China and Global Ecnomic

From Poverty to Power: How China Rewrote the Global Economic Playbook

Forty years ago, China was an economic footnote—a nation where 90% of the population lived in extreme poverty. Today, it is the world’s second-largest economy, a technological titan, and a global superpower.

This wasn’t a miracle; it was a brutal, calculated pivot. By moving away from rigid ideological purity toward a philosophy of pragmatic experimentation, China executed the fastest economic expansion in human history.

The Foundation: Mao’s Chaos and the Hard Lessons Learned

To understand the rise, you have to acknowledge the depth of the fall. Under Mao Zedong, the Great Leap Forward and the Cultural Revolution weren’t just policy errors—they were catastrophic failures that led to famine and social paralysis.

However, even in this era, a foundation was being laid. The push for basic literacy and the institutionalization of women’s rights created a massive, untapped human capital pool. By the time the 1970s ended, China had a workforce that was uneducated by Western standards but ready for the discipline of industrialization.

Deng Xiaoping: The Architect of Reality

When Deng Xiaoping took the helm in 1978, he didn’t just “open the door”—he changed the incentive structure of an entire civilization. His mantra, “Crossing the river by feeling the stones,” is the ultimate lesson in agile strategy. He didn’t have a 40-year master plan; he had a commitment to what worked.

1. Decoupling the Individual

The Household Responsibility System was the first domino. By allowing farmers to keep and sell their surplus, China reintroduced the concept of profit. It turns out that when people are allowed to own the fruits of their labor, they work harder. Productivity didn’t just rise; it exploded.

2. The Factory Revolution

The Factory Manager Responsibility System shifted power from distant bureaucrats to the people actually running the floor. Efficiency became the metric of success, not political loyalty.

Education and Infrastructure: Investing in the Long Game

While the West focused on quarterly returns, China focused on decades.

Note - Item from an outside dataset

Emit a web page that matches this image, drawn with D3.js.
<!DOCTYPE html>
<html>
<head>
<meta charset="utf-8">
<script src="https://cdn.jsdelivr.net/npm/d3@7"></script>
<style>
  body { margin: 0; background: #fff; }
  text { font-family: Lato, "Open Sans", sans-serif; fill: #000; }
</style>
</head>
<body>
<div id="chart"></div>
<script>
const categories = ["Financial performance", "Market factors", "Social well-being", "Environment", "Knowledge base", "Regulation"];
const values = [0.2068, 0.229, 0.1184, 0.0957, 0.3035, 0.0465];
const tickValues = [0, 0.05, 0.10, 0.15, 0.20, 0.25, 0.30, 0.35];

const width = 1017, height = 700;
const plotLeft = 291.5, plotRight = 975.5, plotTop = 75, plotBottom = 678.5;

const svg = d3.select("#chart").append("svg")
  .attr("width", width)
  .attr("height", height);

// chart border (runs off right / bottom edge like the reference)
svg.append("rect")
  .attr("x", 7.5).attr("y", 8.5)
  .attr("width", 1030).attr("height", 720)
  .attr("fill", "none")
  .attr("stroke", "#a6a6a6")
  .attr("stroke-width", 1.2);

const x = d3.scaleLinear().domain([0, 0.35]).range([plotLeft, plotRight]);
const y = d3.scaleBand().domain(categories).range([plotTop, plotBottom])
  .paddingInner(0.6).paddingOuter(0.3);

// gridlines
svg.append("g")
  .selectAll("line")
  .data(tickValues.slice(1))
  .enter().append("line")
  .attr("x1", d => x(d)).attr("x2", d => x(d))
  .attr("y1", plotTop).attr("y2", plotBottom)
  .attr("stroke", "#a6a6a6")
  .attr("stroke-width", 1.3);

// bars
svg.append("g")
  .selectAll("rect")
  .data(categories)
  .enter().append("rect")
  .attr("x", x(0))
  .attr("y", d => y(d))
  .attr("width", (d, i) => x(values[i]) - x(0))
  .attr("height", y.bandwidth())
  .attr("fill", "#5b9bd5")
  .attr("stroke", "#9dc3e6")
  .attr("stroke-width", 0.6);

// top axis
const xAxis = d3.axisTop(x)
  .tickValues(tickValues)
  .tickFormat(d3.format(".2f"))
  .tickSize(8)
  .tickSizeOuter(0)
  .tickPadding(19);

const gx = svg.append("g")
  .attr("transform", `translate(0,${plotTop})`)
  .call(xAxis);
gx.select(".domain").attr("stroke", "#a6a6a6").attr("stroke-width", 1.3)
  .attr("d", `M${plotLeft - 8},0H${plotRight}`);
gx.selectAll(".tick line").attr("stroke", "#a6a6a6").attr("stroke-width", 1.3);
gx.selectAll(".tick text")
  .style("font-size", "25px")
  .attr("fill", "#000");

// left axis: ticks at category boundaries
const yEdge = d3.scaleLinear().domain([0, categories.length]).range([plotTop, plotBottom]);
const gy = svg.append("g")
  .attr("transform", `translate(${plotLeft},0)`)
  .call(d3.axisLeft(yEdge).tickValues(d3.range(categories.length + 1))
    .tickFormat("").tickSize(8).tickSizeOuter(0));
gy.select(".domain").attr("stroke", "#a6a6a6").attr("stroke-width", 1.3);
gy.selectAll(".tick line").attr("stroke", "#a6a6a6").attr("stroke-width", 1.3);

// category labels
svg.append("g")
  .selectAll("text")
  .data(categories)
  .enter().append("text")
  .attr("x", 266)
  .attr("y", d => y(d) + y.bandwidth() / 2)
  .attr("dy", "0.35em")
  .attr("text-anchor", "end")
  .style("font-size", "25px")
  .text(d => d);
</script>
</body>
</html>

  • Compulsory Education (1986): A massive state mandate that ensured the next generation wouldn’t just be laborers, but technical operators.
  • Special Economic Zones (SEZs): Shenzhen was a fishing village; today it’s the hardware capital of the world. By creating “sandboxes” for capitalism within a socialist state, China attracted foreign capital without losing control of its internal narrative.

The “Open Door” and Global Manufacturing

By the late 90s, China became the world’s factory. They didn’t do this by being “nice”; they did it by building the most efficient supply chains on the planet. They traded cheap labor for technology transfers, effectively “downloading” the world’s industrial knowledge until they could innovate on their own.

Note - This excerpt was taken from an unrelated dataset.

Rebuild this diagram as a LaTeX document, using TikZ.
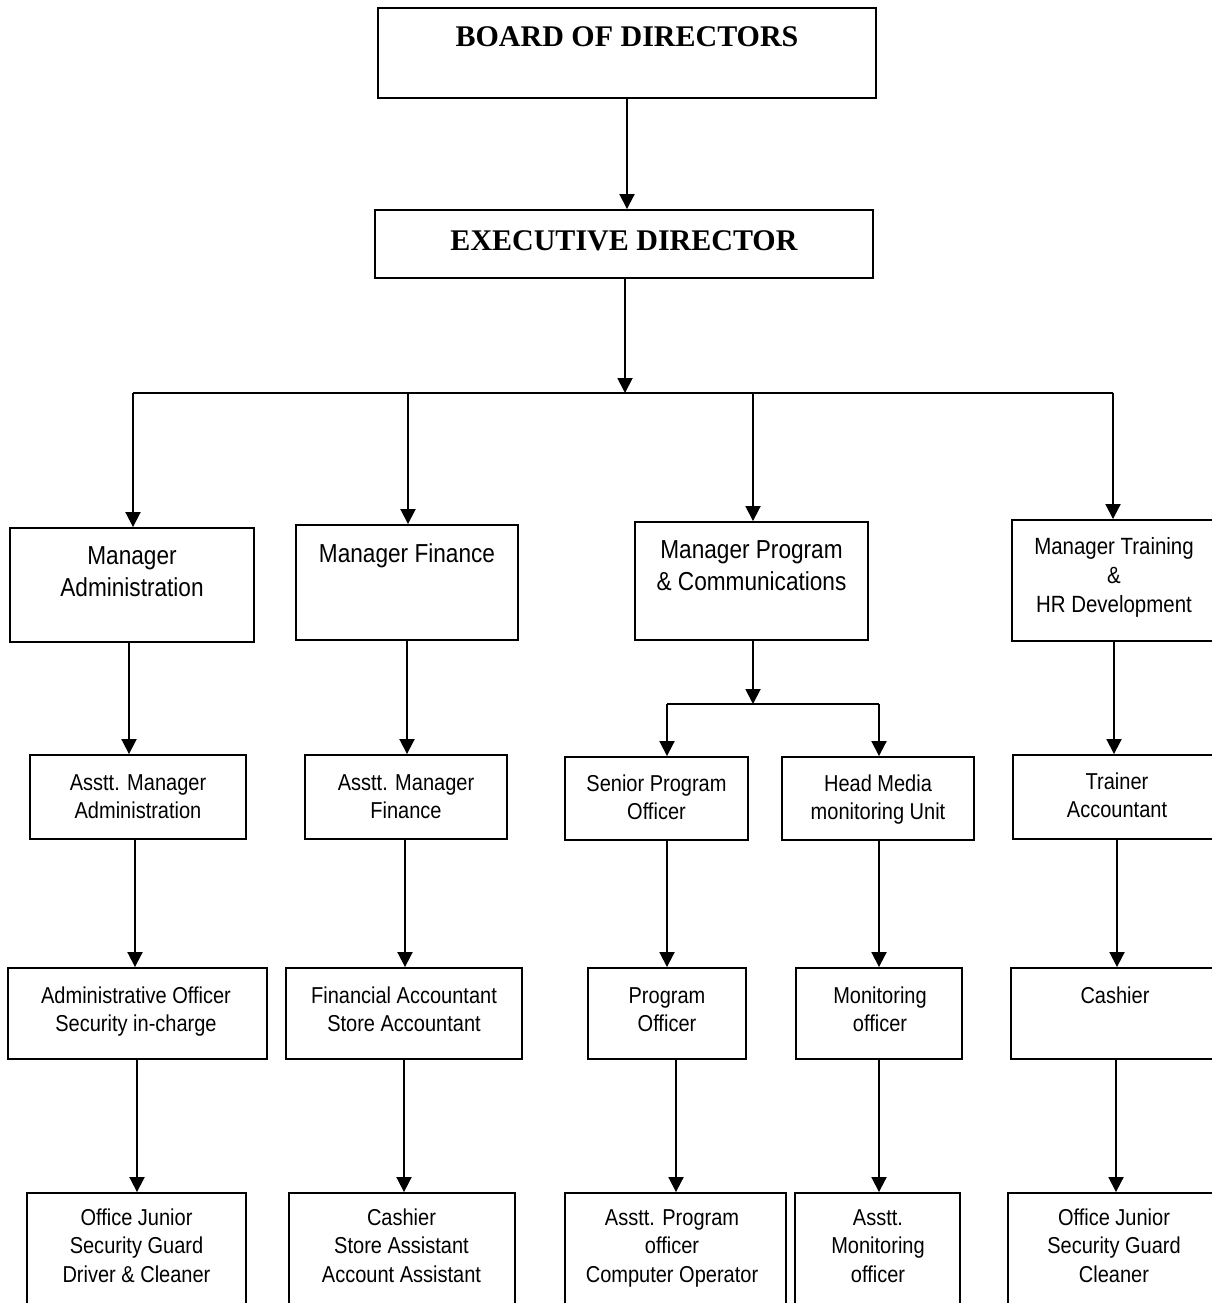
\documentclass[tikz,border=0pt]{standalone}
\usepackage{fontspec}
\setmainfont{Liberation Serif}
\newfontfamily\orgsans[FakeStretch=0.87]{Liberation Sans}
\usetikzlibrary{arrows.meta}
\begin{document}
\begin{tikzpicture}[x=1pt,y=-1pt,
  box/.style={draw, line width=1.9pt, inner sep=0pt, fill=none},
  arr/.style={line width=1.9pt, -{Triangle[length=15pt,width=15pt]}},
  ln/.style={line width=1.9pt},
  title/.style={inner sep=0pt, anchor=base, font=\bfseries\fontsize{30}{36}\selectfont},
  mgr/.style={inner sep=0pt, anchor=base, align=center, font=\orgsans\fontsize{26}{32}\selectfont},
  mgrs/.style={inner sep=0pt, anchor=base, align=center, font=\orgsans\fontsize{23.5}{29}\selectfont},
  low/.style={inner sep=0pt, anchor=base, align=center, font=\orgsans\fontsize{23}{28}\selectfont},
  bot/.style={inner sep=0pt, anchor=base, align=center, font=\orgsans\fontsize{23}{28.5}\selectfont}]
\useasboundingbox (0,0) rectangle (1212,1303);
\fill[white] (0,0) rectangle (1212,1303);
\clip (0,0) rectangle (1212,1303);

% top
\node[box, minimum width=498pt, minimum height=90pt] (bod) at (627,53) {};
\node[title] (bodt) at (627,47) {BOARD OF DIRECTORS};
\node[box, minimum width=498pt, minimum height=68pt] (ed) at (624,244) {};
\node[title] (edt) at (624,250) {EXECUTIVE DIRECTOR};

% managers (text anchored at baseline of last line)
\node[box, minimum width=244pt, minimum height=114pt] (ma) at (132,585) {};
\node[mgr] (mat) at (132,596) {Manager\\Administration};
\node[box, minimum width=222pt, minimum height=115pt] (mf) at (407,582.5) {};
\node[mgr] (mft) at (407,562) {Manager Finance};
\node[box, minimum width=233pt, minimum height=118pt] (mp) at (751.5,581) {};
\node[mgr] (mpt) at (751.5,590) {Manager Program\\\& Communications};
\node[box, minimum width=204pt, minimum height=121pt] (mt) at (1114,580.5) {};
\node[mgrs] (mtt) at (1114,612) {Manager Training\\\&\\HR Development};

% second row
\node[box, minimum width=216pt, minimum height=84pt] (aa) at (138,797) {};
\node[low] (aat) at (138,818) {Asstt. Manager\\Administration};
\node[box, minimum width=202pt, minimum height=84pt] (af) at (406,797) {};
\node[low] (aft) at (406,818) {Asstt. Manager\\Finance};
\node[box, minimum width=183pt, minimum height=83pt] (sp) at (656.5,798.5) {};
\node[low] (spt) at (656.5,819) {Senior Program\\Officer};
\node[box, minimum width=192pt, minimum height=83pt] (hm) at (878,798.5) {};
\node[low] (hmt) at (878,819) {Head Media\\monitoring Unit};
\node[box, minimum width=206pt, minimum height=84pt] (ta) at (1116,797) {};
\node[low] (tat) at (1117,817) {Trainer\\Accountant};

% third row
\node[box, minimum width=259pt, minimum height=91pt] (ao) at (137.5,1013.5) {};
\node[low] (aot) at (136,1031) {Administrative Officer\\Security in-charge};
\node[box, minimum width=236pt, minimum height=91pt] (fa) at (404,1013.5) {};
\node[low] (fat) at (404,1031) {Financial Accountant\\Store Accountant};
\node[box, minimum width=158pt, minimum height=91pt] (po) at (667,1013.5) {};
\node[low] (pot) at (667,1031) {Program\\Officer};
\node[box, minimum width=166pt, minimum height=91pt] (mo) at (879,1013.5) {};
\node[low] (mot) at (880,1031) {Monitoring\\officer};
\node[box, minimum width=208pt, minimum height=91pt] (ca) at (1115,1013.5) {};
\node[low] (cat) at (1115,1003) {Cashier};

% bottom row
\node[box, minimum width=219pt, minimum height=127pt] (oj) at (136.5,1256.5) {};
\node[bot] (ojt) at (136.5,1282) {Office Junior\\Security Guard\\Driver \& Cleaner};
\node[box, minimum width=226pt, minimum height=127pt] (cs) at (402,1256.5) {};
\node[bot] (cst) at (401.5,1282) {Cashier\\Store Assistant\\Account Assistant};
\node[box, minimum width=221pt, minimum height=127pt] (ap) at (675.5,1256.5) {};
\node[bot] (apt) at (672,1282) {Asstt. Program\\officer\\Computer Operator};
\node[box, minimum width=165pt, minimum height=127pt] (am) at (877.5,1256.5) {};
\node[bot] (amt) at (878,1282) {Asstt.\\Monitoring\\officer};
\node[box, minimum width=212pt, minimum height=127pt] (oj2) at (1114,1256.5) {};
\node[bot] (oj2t) at (1114,1282) {Office Junior\\Security Guard\\Cleaner};

% connectors top
\draw[arr] (bod.south) -- (bod.south |- ed.north);
\coordinate (bus) at (625,393);
\coordinate (busL) at (133,393);
\coordinate (busR) at (1112,393);
\draw[arr] ([xshift=1pt]ed.south) -- ([xshift=1pt]ed.south |- bus);
\draw[ln] (busL) -- (busR);
\draw[arr] ([xshift=1pt]ma.north |- bus) -- ([xshift=1pt]ma.north);
\draw[arr] ([xshift=1pt]mf.north |- bus) -- ([xshift=1pt]mf.north);
\draw[arr] ([xshift=1.5pt]mp.north |- bus) -- ([xshift=1.5pt]mp.north);
\draw[ln] (busR) -- ([xshift=-1pt]mt.north |- busR);
\draw[arr] ([xshift=-1pt]mt.north |- bus) -- ([xshift=-1pt]mt.north);

% admin column
\draw[arr] ([xshift=-3pt]ma.south) -- ([xshift=-3pt]ma.south |- aa.north);
\draw[arr] ([xshift=-3pt]aa.south) -- ([xshift=-3pt]aa.south |- ao.north);
\draw[arr] ([xshift=-0.5pt]ao.south) -- ([xshift=-0.5pt]ao.south |- oj.north);

% finance column
\draw[arr] (mf.south) -- (mf.south |- af.north);
\draw[arr] ([xshift=-1pt]af.south) -- ([xshift=-1pt]af.south |- fa.north);
\draw[arr] (fa.south) -- (fa.south |- cs.north);

% program column
\coordinate (pbus) at (753,704);
\draw[arr] ([xshift=1.5pt]mp.south) -- ([xshift=1.5pt]mp.south |- pbus);
\draw[ln] ([xshift=10.5pt]sp.north |- pbus) -- ([xshift=1pt]hm.north |- pbus);
\draw[arr] ([xshift=10.5pt]sp.north |- pbus) -- ([xshift=10.5pt]sp.north);
\draw[arr] ([xshift=1pt]hm.north |- pbus) -- ([xshift=1pt]hm.north);
\draw[arr] ([xshift=10.5pt]sp.south) -- ([xshift=10.5pt]sp.south |- po.north);
\draw[arr] ([xshift=9pt]po.south) -- ([xshift=9pt]po.south |- ap.north);
\draw[arr] ([xshift=1pt]hm.south) -- ([xshift=1pt]hm.south |- mo.north);
\draw[arr] (mo.south) -- (mo.south |- am.north);

% training column
\draw[arr] (mt.south) -- (mt.south |- ta.north);
\draw[arr] ([xshift=1pt]ta.south) -- ([xshift=1pt]ta.south |- ca.north);
\draw[arr] ([xshift=1pt]ca.south) -- ([xshift=1pt]ca.south |- oj2.north);
\end{tikzpicture}
\end{document}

The Strategic Takeaway: Pragmatism Over Pride

The transformation of China proves that results are the only metric that matters. The country maintained an authoritarian political structure while adopting a hyper-competitive market economy—a “hybrid” model that many experts said would fail. It didn’t.

China’s journey from 90% poverty to less than 1% is a testament to what happens when a leadership stops making excuses for its failures and starts optimizing for global relevance.